I materiali autoriparanti sono già utilizzati in diversi settori, in particolare in campo militare, ma gli scienziati della Stanford University sono riusciti a realizzare un elettrodo in silicio ricoperto da un polimero che chiude automaticamente le microfratture generate in seguito ai cicli di carica e scarica delle batterie. L’invenzione apre le porte all’uso della tecnologia nei dispositivi mobile e nelle auto elettriche, nelle quali l’autonomia dipende dalla capacità di conservare l’energia immagazzinata per lunghe distanze.
In tutto il mondo i ricercatori sono al lavoro per cercare un materiale che permetta di conservare più energia negli elettrodi negativi delle batterie con l’obiettivo di migliorare le prestazioni e ridurre il peso. Uno dei candidati è il silicio, che consente di raggiungere capacità elevate, ma durante la carica tende a gonfiarsi fino a tre volte la dimensione normale. Ciò provoca la comparsa di microfratture che degradano le performance della batteria.
Gli scienziati di Stanford hanno deliberatamente indebolito i legami chimici dei polimeri, ottenendo un materiale più soggetto a rottura, ma le estremità delle fratture si attraggono velocemente le une alle altre, imitando il processo che consente alle molecole biologiche di autoripararsi. Come si può vedere nell’immagine in evidenza, esternamente il prototipo non è diverso dalle tradizionali batterie agli ioni di litio.

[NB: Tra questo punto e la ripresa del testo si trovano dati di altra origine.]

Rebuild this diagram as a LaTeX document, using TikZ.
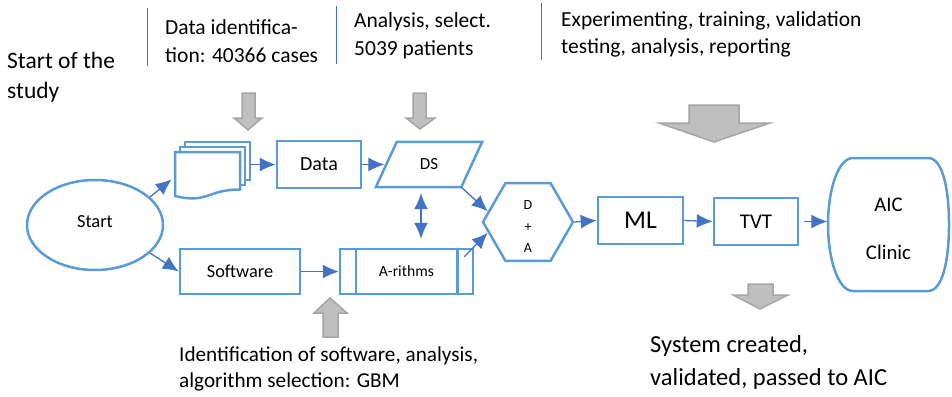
\documentclass[tikz,border=0pt]{standalone}
\usepackage{fontspec}
\setmainfont{Carlito}
\usepackage{tikz}
\usetikzlibrary{arrows.meta,shapes.geometric}

\definecolor{shapeblue}{HTML}{5B9BD5}
\definecolor{lineblue}{HTML}{4472C4}
\definecolor{arrowgray}{HTML}{BFBFBF}
\definecolor{arrowedge}{HTML}{A5A5A5}

\begin{document}
\begin{tikzpicture}[x=1pt,y=-1pt]
	
	\tikzset{box/.style = {draw=shapeblue,line width=2.5pt,inner sep=0pt,minimum width=84pt,minimum height=47pt}}
	\tikzset{edge/.style = {->,> = {Latex[length=16pt,width=14pt]},draw=lineblue,fill=lineblue,line width=1.3pt}}
	\tikzset{bigarrow/.style = {fill=arrowgray,draw=arrowedge,line width=1.5pt,line join=miter}}
	\tikzset{note/.style = {anchor=west,align=left,inner sep=0pt}}
	\tikzset{divider/.style = {draw=lineblue,line width=1pt}}
	\tikzset{page/.style = {fill=white,draw=shapeblue,line width=2.5pt}}
	
	\useasboundingbox (0,0) rectangle (952,396);
	
	% texts on top
	\node[note,font=\fontsize{23.5}{30}\selectfont] (studystart) at (7,77) {Start of the\\study};
	\draw[divider] (147,8) -- (147,66);
	\draw[divider] (336,6) -- (336,64);
	\draw[divider] (541,3) -- (541,60);
	\node[note,font=\fontsize{21.5}{28}\selectfont] (datanote) at (165,41) {Data identifica-\\tion: 40366 cases};
	\node[note,font=\fontsize{21.5}{28}\selectfont] (selnote) at (354,36) {Analysis, select.\\5039 patients};
	\node[note,font=\fontsize{21.5}{27}\selectfont] (expnote) at (561,34) {Experimenting, training, validation\\testing, analysis, reporting};
	
	% gray block arrows
	\filldraw[bigarrow] (242,93) -- (255,93) -- (255,118) -- (262,118) -- (248,130) -- (234,118) -- (242,118) -- cycle;
	\filldraw[bigarrow] (413,93) -- (426,93) -- (426,118) -- (435,118) -- (420,129) -- (406,118) -- (413,118) -- cycle;
	\filldraw[bigarrow] (689,105) -- (739,105) -- (739,123) -- (770,123) -- (714,142) -- (659,123) -- (689,123) -- cycle;
	\filldraw[bigarrow] (323,337) -- (338,337) -- (338,313) -- (347,313) -- (330,298) -- (314,313) -- (323,313) -- cycle;
	\filldraw[bigarrow] (748,284) -- (773,284) -- (773,295) -- (788,295) -- (760,309) -- (733,295) -- (748,295) -- cycle;
	
	% stack of documents
	\filldraw[page] (185,180) -- (185,142) -- (250,142) -- (250,180) -- cycle;
	\filldraw[page] (180,185) -- (180,147) -- (245,147) -- (245,185) -- cycle;
	\filldraw[page] (175,152) -- (240,152) -- (240,189.5) .. controls (207.5,189.5) and (207.5,204) .. (175,196) -- cycle;
	\node[minimum width=75pt,minimum height=55pt,inner sep=0pt] (docs) at (212.5,169.5) {};
	
	\node[ellipse,draw=shapeblue,line width=2.5pt,inner sep=0pt,minimum width=136pt,minimum height=90pt,font=\fontsize{18.4}{22}\selectfont] (start) at (95,225) {\raisebox{6pt}{Start}};
	\node[box,font=\fontsize{20}{24}\selectfont] (data) at (319,164.5) {Data};
	% DS parallelogram
	\node[inner sep=0pt,minimum width=85pt,minimum height=45pt,font=\fontsize{17}{20}\selectfont] (ds) at (429,164.5) {DS};
	\draw[shapeblue,line width=2.5pt,line join=miter] ([xshift=-10.5pt]ds.south west) -- ([xshift=10.5pt]ds.north west) -- ([xshift=10.5pt]ds.north east) -- ([xshift=-10.5pt]ds.south east) -- cycle;
	\node[box,minimum width=120pt,minimum height=45pt,font=\fontsize{18.3}{22}\selectfont] (soft) at (240,271.5) {Software};
	\node[box,minimum width=133pt,minimum height=45pt,font=\fontsize{15.7}{19}\selectfont] (alg) at (406.5,271.5) {A-rithms};
	\draw[shapeblue,line width=2.5pt] ([xshift=17pt]alg.north west) -- ([xshift=17pt]alg.south west);
	\draw[shapeblue,line width=2.5pt] ([xshift=-17pt]alg.north east) -- ([xshift=-17pt]alg.south east);
	\node[regular polygon,regular polygon sides=6,draw=shapeblue,line width=2.5pt,inner sep=0pt,minimum size=90pt] (da) at (528,222) {};
	\node[align=center,inner sep=0pt,font=\fontsize{14}{21.5}\selectfont] (datext) at (528,227) {D\\+\\A};
	\node[box,minimum width=85pt,font=\fontsize{25.6}{30}\selectfont] (ml) at (640.5,220.5) {ML};
	\node[box,font=\fontsize{20.9}{25}\selectfont] (tvt) at (756,221.5) {TVT};
	\node[align=center,inner sep=0pt,minimum width=122pt,minimum height=133pt,font=\fontsize{20.8}{48}\selectfont] (aic) at (888.5,228.5) {AIC\\Clinic};
	\draw[shapeblue,line width=2.5pt] (853,158) -- (928,158) .. controls (943,158) and (949,190) .. (949,224.5) .. controls (949,259) and (943,291) .. (928,291) -- (853,291) .. controls (838,291) and (828,259) .. (828,224.5) .. controls (828,190) and (838,158) .. (853,158) -- cycle;
	
	% texts below
	\node[note,font=\fontsize{21.2}{26}\selectfont] (swnote) at (179,369) {Identification of software, analysis,\\algorithm selection: GBM};
	\node[note,font=\fontsize{24.5}{33}\selectfont] (result) at (650,362.5) {System created,\\validated, passed to AIC};
	
	% connectors
	\coordinate (dsfoot) at ([xshift=-8pt]ds.south);
	\draw[edge,shorten >=4pt] (start.27) -- (docs.191);
	\draw[edge] (start.-27) -- (soft.west);
	\draw[edge] (docs.east |- data.west) -- (data.west);
	\draw[edge,shorten >=2pt] (data.east) -- (ds.west);
	\draw[edge] ([xshift=-10.5pt]ds.south east) -- (da.165);
	\draw[edge] ([xshift=-10pt,yshift=-9pt]alg.north east) -- (da.195);
	\draw[edge] (soft.east) -- (alg.west);
	\draw[edge,<->,shorten <=6pt,shorten >=9pt] (dsfoot) -- (dsfoot |- alg.north);
	\draw[edge] (da.east) -- (ml.west);
	\draw[edge] (ml.east) -- (tvt.west);
	\draw[edge,shorten <=5pt] (tvt.east) -- (tvt.east -| aic.west);
\end{tikzpicture}
\end{document}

Utilizzando un anodo in silicio ricoperto dal polimero, la batteria può subire circa 100 cicli di carica-scarica prima di perdere le sue proprietà originali. In precedenza non si riusciva a superare i 10 cicli. Prima di portare sul mercato questo tipo di batterie bisognerà però aumentare i cicli fino a 500 per i dispositivi elettronici e fino a 3.000 per le auto elettriche. Sono in corso studi su altri materiali, ma attualmente i polimeri offrono le migliori prestazioni al costo più basso.